Score interpretation:
- 8-10: You already have strong meeting habits. Focus on fine-tuning.
- 4-7: The basics are in place, but specific areas need work. Start with your "no" items.
- 0-3: Your meeting culture needs structural change. Begin with Strategy 1 (agenda) and Strategy 2 (30-min rule).

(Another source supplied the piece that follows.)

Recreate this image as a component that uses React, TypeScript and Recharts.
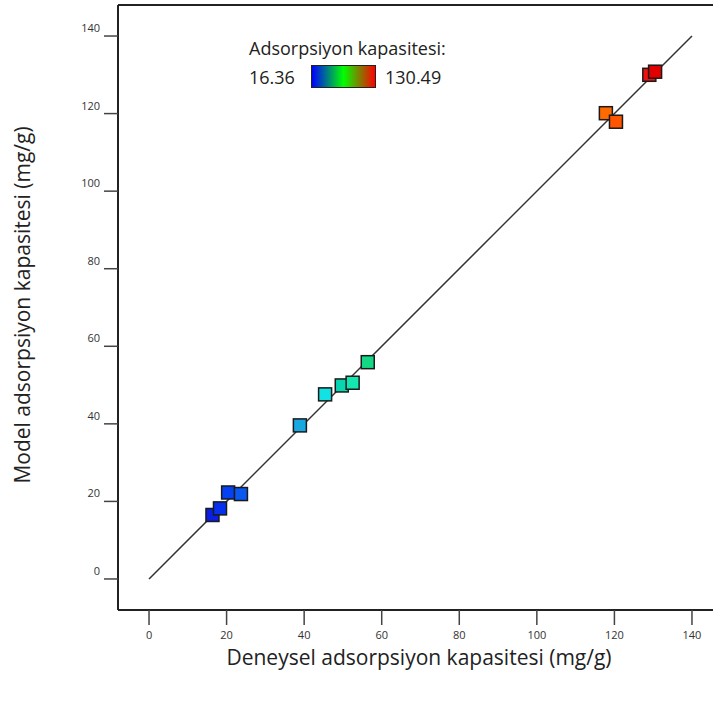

Even if your score is low, don't stress. Adopting just 2-3 of these strategies produces visible results. Check again in a month — you'll feel the difference.
Savings Simulation
Expected weekly time savings per strategy (based on an 11.5-hour weekly meeting load):
| Strategy | Difficulty | Est. Weekly Savings |
|---|---|---|
| Pre-shared agenda | Low | 1.5 hours |
| 30-minute default | Low | 2 hours |
| Standing meetings | Medium | 1 hour |
| Email replacement filter | Low | 1.5 hours |
| Minimize attendees + AI notes | Medium | 1 hour |
| Automated action items | Medium | 1.5 hours |
| Async review culture | High | 1 hour |
Apply all seven and you save roughly 9.5 hours per week — an 82% reduction. Realistically, starting with just the three easiest (agenda, 30-min rule, email filter) gets you 5 hours back.
5 hours per week is roughly 260 hours per year — that's 32 full workdays.
Start Today
Don't try all seven at once. That kills momentum. Pick the easiest, highest-impact changes first.
- Share an agenda 2 hours before your next meeting. Three items or fewer, one line of expected outcome each.
- Change your calendar default to 30 minutes. Takes 30 seconds.
- Before booking your next meeting, ask yourself: "Could this be an email?"
Once those three feel natural, move on to minimizing attendees and adopting AI meeting notes. The most important thing isn't a perfect system — it's a small start.